Great, you can retrieve any transaction detail going back 20 years in less than 0.5 seconds. Congratulations. But can you now tell me whom are more likely to be loyal customers for the next five years, with annual spending potential of more than $250? Or who is more likely to quit using the service in next 60 days? Who is more likely to be on a cruise ship leaving the dock on the East Coast heading for Europe between Thanksgiving and Christmas, with onboard spending potential greater than $300? Who is more likely to respond to emails with free shipping offers? Where should I open my next store selling fancy children’s products? What do my customers look like, and where do they go between 6 and 9 p.m.?
Answers to these types of questions do not come from the raw data, but they should be derived from the data through the data refinement process. And that is the hard part. Asking the right questions, expressing the goals in a mathematical format, throwing out data that don’t fit the question, merging data from a diverse array of sources, summarizing the data into meaningful levels, filling in the blanks (there will be plenty—even these days), and running statistical models to come up with scores that look like an answer to the question are all parts of the data refinement process. It is a lot like manufacturing gold watches, where mining gold is just an important first step. But a piece of gold won’t tell you what time it is.
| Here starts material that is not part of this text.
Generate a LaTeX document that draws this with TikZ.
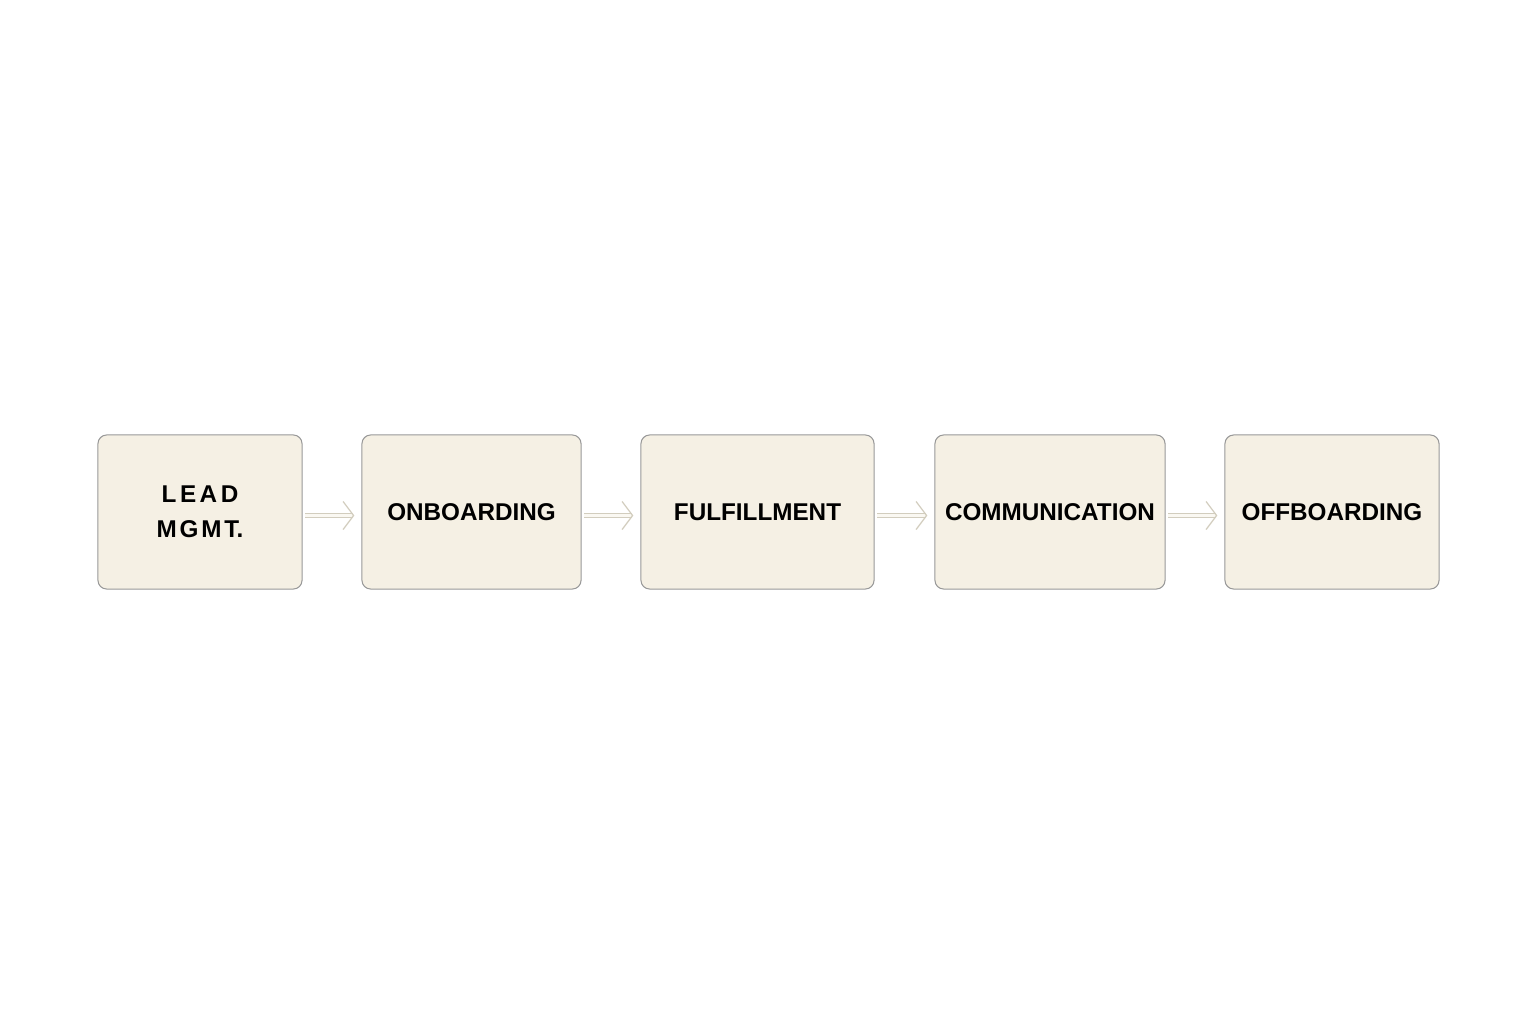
\documentclass[tikz,border=0pt]{standalone}
\usepackage{fontspec}
\setmainfont{Liberation Sans}
\usetikzlibrary{arrows.meta}
\begin{document}
\begin{tikzpicture}[x=0.01cm,y=-0.01cm,
  stage/.style={draw=black!40, line width=0.3pt, fill={rgb,255:red,245;green,240;blue,228}, rounded corners=2.5pt, inner sep=0pt, align=center, font=\fontsize{6.9pt}{9pt}\selectfont\bfseries},
  flow/.style={draw={rgb,255:red,210;green,205;blue,190}, double={rgb,255:red,250;green,248;blue,242}, double distance=0.6pt, line width=0.35pt, -{Straight Barb[length=3pt,width=8pt]}}]
\useasboundingbox (0,0) rectangle (1536,1024);
\fill[white] (0,0) rectangle (1536,1024);
\node[stage, minimum width=2.04cm, minimum height=1.54cm] (a) at (200,512) {L\kern1ptE\kern1ptA\kern1ptD\\[1pt]M\kern0.8ptG\kern0.8ptM\kern0.8ptT.};
\node[stage, minimum width=2.19cm, minimum height=1.54cm] (b) at (471.5,512) {ONBOARDING};
\node[stage, minimum width=2.33cm, minimum height=1.54cm] (c) at (757.5,512) {FULFILLMENT};
\node[stage, minimum width=2.30cm, minimum height=1.54cm] (d) at (1050,512) {COMMUNICATION};
\node[stage, minimum width=2.14cm, minimum height=1.54cm] (e) at (1332,512) {OFFBOARDING};
\draw[flow] ([xshift=0.8pt,yshift=-1pt]a.east) -- ([xshift=-2pt,yshift=-1pt]b.west);
\draw[flow] ([xshift=0.8pt,yshift=-1pt]b.east) -- ([xshift=-2pt,yshift=-1pt]c.west);
\draw[flow] ([xshift=0.8pt,yshift=-1pt]c.east) -- ([xshift=-2pt,yshift=-1pt]d.west);
\draw[flow] ([xshift=0.8pt,yshift=-1pt]d.east) -- ([xshift=-2pt,yshift=-1pt]e.west);
\end{tikzpicture}
\end{document}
The final step is to deliver that answer—which, by now, should be in a user-friendly format—to the user at the right time in the right format. Often, lots of data-related products only emphasize this part, as it is the most intimate one to the users. After all, it provides an illusion that the user is in total control, being able to touch the data so nicely displayed on the screen. Such tool sets may produce impressive-looking reports and dazzling graphics. But, lest we forget, they are only representations of the data refinement processes. In addition, no tool set will ever do the thinking part for anyone. I’ve seen so many missed opportunities where decision-makers invested obscene amounts of money in fancy tool sets, believing they will conduct all the logical and data refinement work for them, automatically. That is like believing that purchasing the top of the line Fender Stratocaster will guarantee that you will play like Eric Clapton in the near future. Yes, the tool sets are important as delivery mechanisms of refined data, but none of them replace the refinement part. Doing so would be like skipping guitar practice after spending $3,000 on a guitar.
Big Data business should be about providing answers to questions. It should be about humans who are the subjects of data collection and, in turn, the ultimate beneficiaries of information. It’s not about IT or tool sets that come and go like hit songs. But it should be about inserting advanced use of data into everyday decision-making processes by all kinds of people, not just the ones with statistics degrees. The goal of data players must be to make it simple—not bigger and more complex.
I boldly predict that missing these points will make “Big Data” a dirty word in the next three years. Emphasizing the size element alone will lead to unbalanced investments, which will then lead to disappointing results with not much to show for them in this cruel age of ROI. That is a sure way to kill the buzz. Not that I am that fond of the expression “Big Data”; though, I admit, one benefit has been that I don’t have to explain what I do for living for 10 minutes any more. Nonetheless, all the Big Data folks may need an exit plan if we are indeed heading for the days when it will be yet another disappointing buzzword. So let’s do this one right, and start thinking about refining the data first and foremost.
Collection and storage are just so last year.